新国立劇場「パッション」(21回公演の14回目)
○2015年10月29日(木)19:00〜21:45
○新国立劇場中劇場
○1階19列47番(1階中央最後列)
○ジョルジョ=井上芳雄、フォスカ=シルビア・グラブ、クララ=和音美桜、リッチ大佐=福井貴一、タンブーリ軍医=佐山陽規、ルドヴィク/リッツォーリ少佐=原慎一郎、トラッソ中尉=伊藤達人、バッリ中尉=KENTARO、ロンバルディ軍曹=藤浦功一他
○翻訳:浦山千鶴、訳詞:竜真知子
音楽監督:島健、小林恵子指揮
○宮田慶子演出


 全体的な批評は初日と変わらないので、こちらをご参照下さい。
 初日に見落としていた点を中心に補足のレポートをします。

 幕が開くと中央のベッドで愛し合うジョルジョとクララ。ベッドから降りたクララがまとっていたシーツを脱いでネグリジェを着るのに手間取る。
 第2場、アウジェンティが届けに来た手紙をトラッソが取り上げ、そのうちの1通をジョルジョに渡す。これに伴い、台本上はアウジェンティのセリフである「バケッティ大尉に恋人からの手紙」云々のセリフをトラッソが語る。
 リッチのセリフの中の"passion"は「夢中になるのは(本だけ)」と訳す。
 フォスカが登場して最初に歌う短い2フレーズのうち、"I came to thank you for the book."はセリフ、"I would have sooner, but I've been so ill."は歌っているように聴こえた。
 第3場終盤のフォスカのソロで"We hear music."を「私たちはメロディ」と訳す。
 第4場、ジョルジョの休暇が認められると、トラッソは不満そうに席を立って下手へ退場。
 第6場に登場する"passion"の訳は「熱烈な愛情」。ただし、軍医が言いかけるのに被せてジョルジョが語る。

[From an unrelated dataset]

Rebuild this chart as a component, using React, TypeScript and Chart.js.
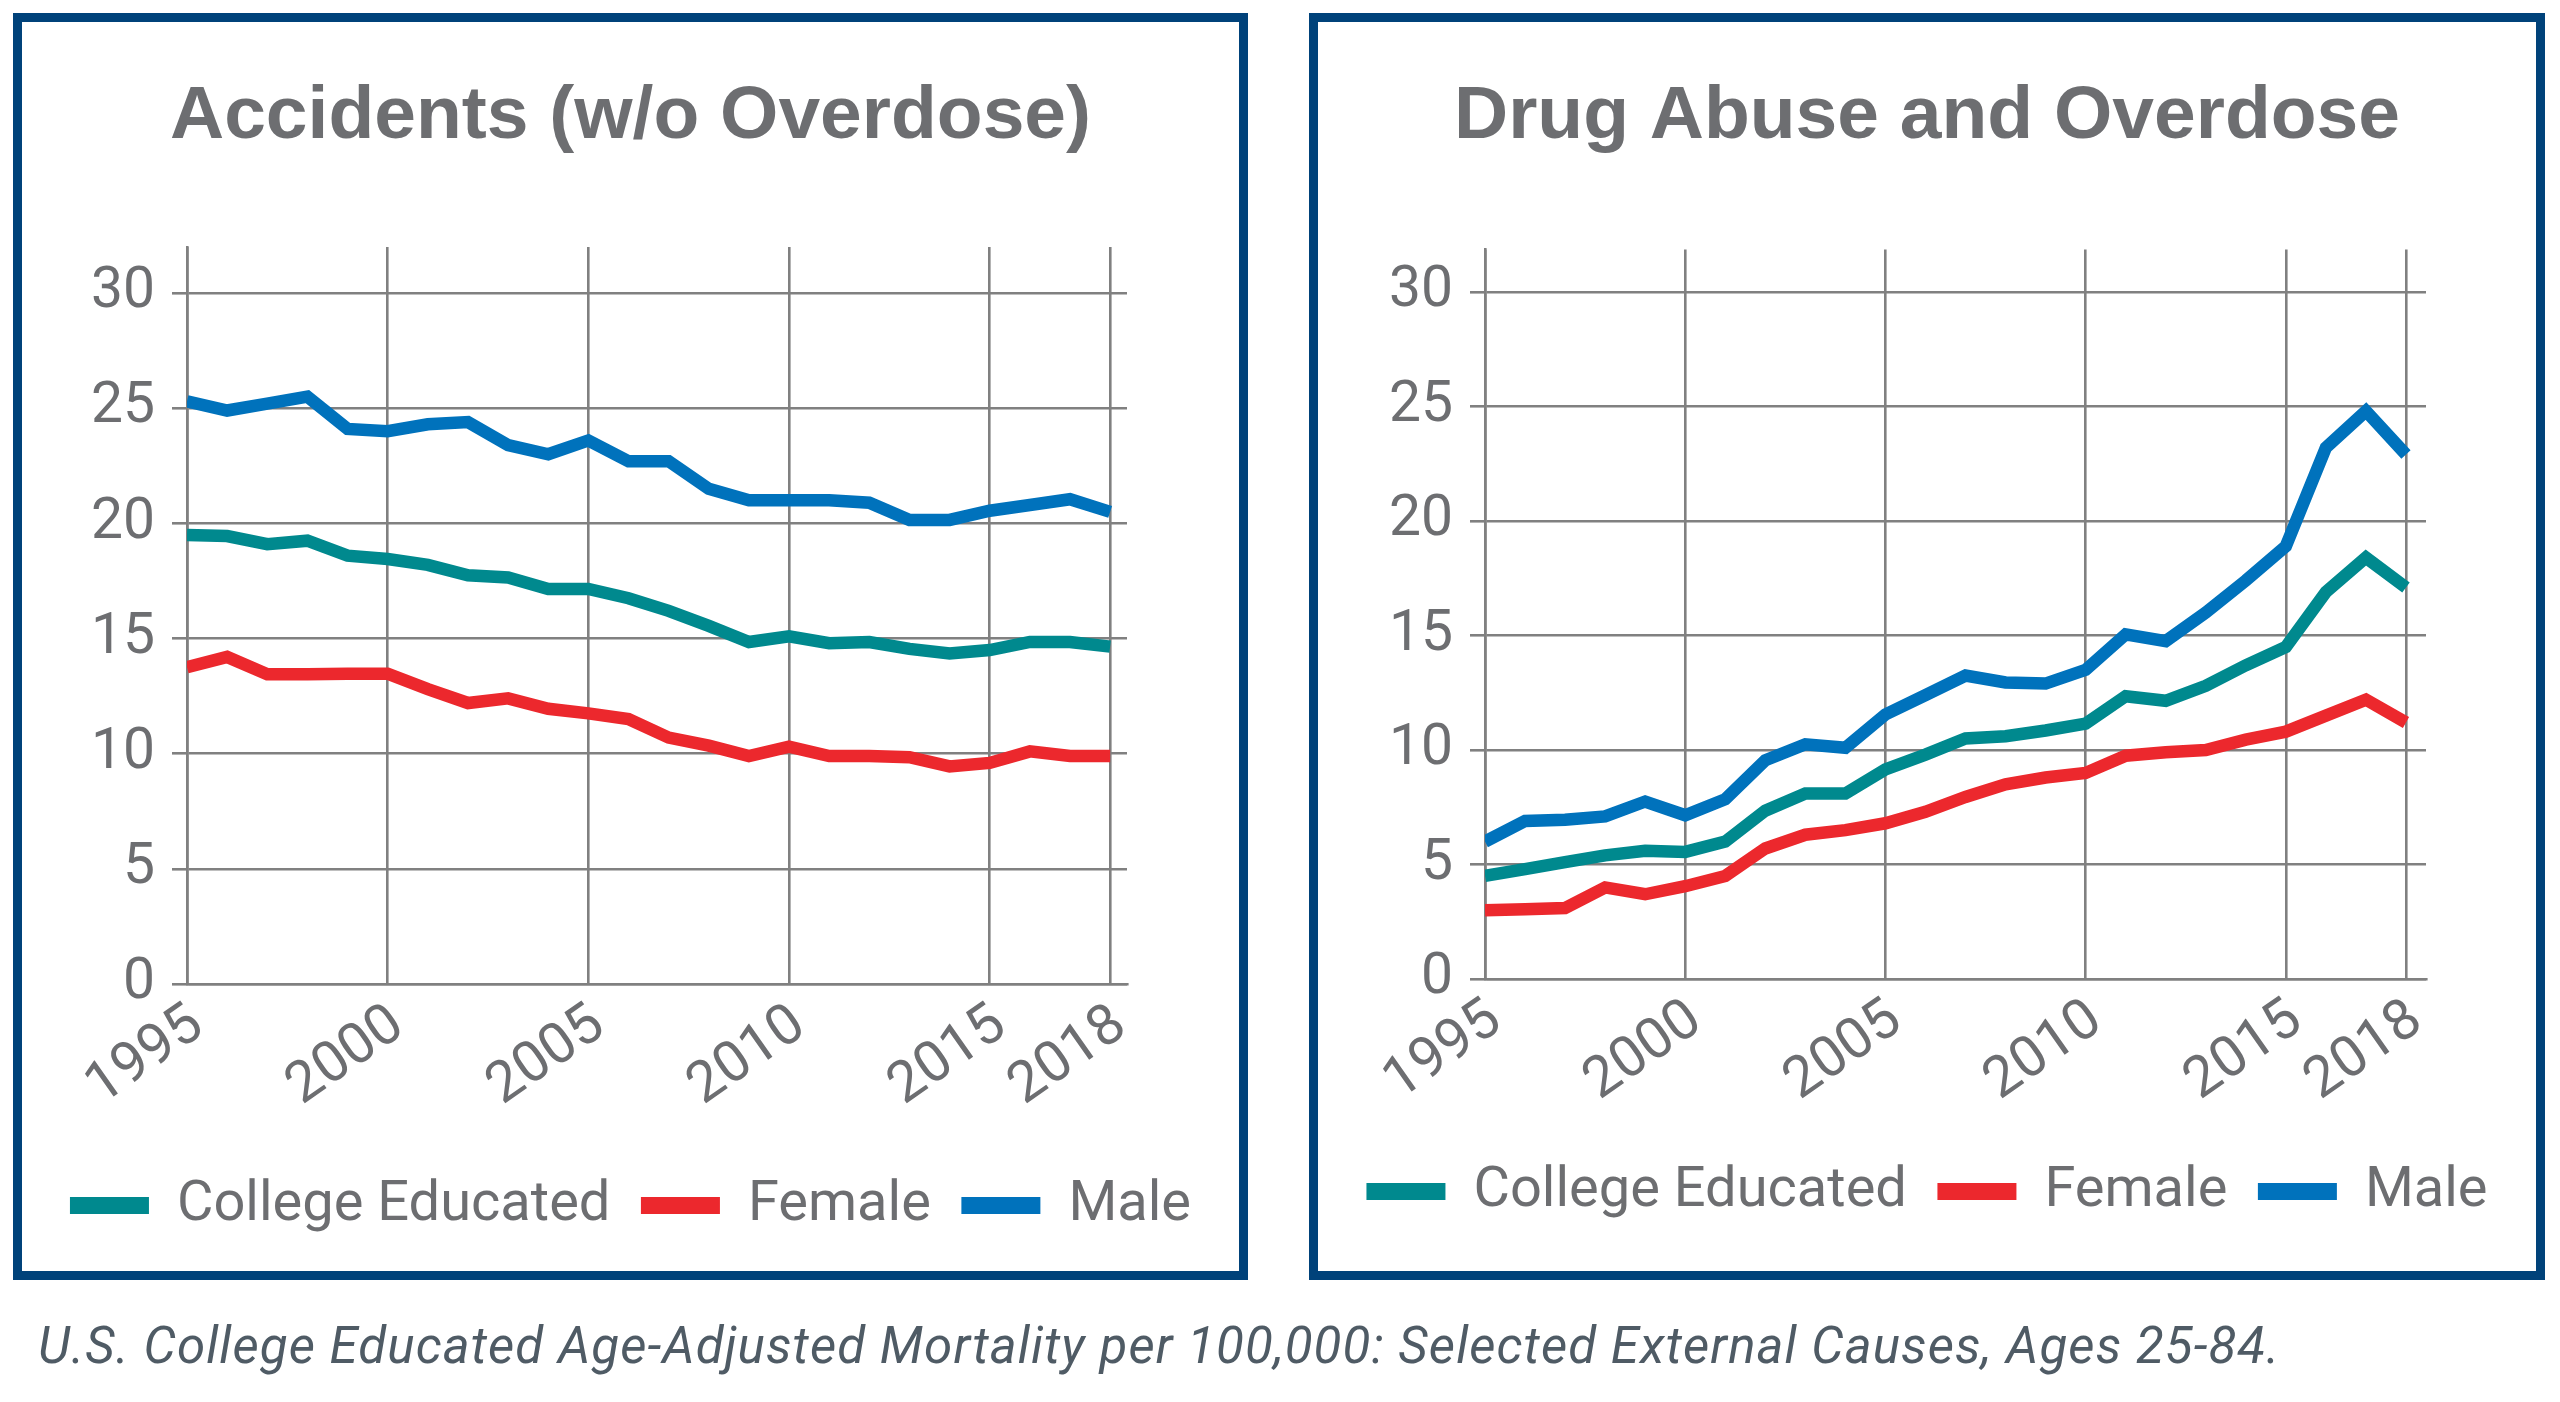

 "Flashback"でのアンサンブルが乱れる。福井は高音が不安定、フォスカの両親の「オーストリア、ルドヴィク伯爵」のフレーズがハモるべきなのにユニゾンになったところがあった。また、締めくくりの重唱(フォスカの両親、リッチ、ルドヴィク伯爵、愛人)を兵士たちがリフレインする。これは手元のCD、DVDで確認する限りどこにもない。
 第11場、軍医とのやり取りの後ジョルジョは、下手花道に並ぶ士官たちの前を敬礼もせずに通り過ぎて退場。士官たちの"I'll say."(もちろん)の最後は「もち」のみ。
 第13場終盤のジョルジョのソロは97年ロンドン公演版と同じ。ホリゾント中央に上下に貫く赤い線が現れる。

 この日もカーテンコールでスタンディング・オベーション。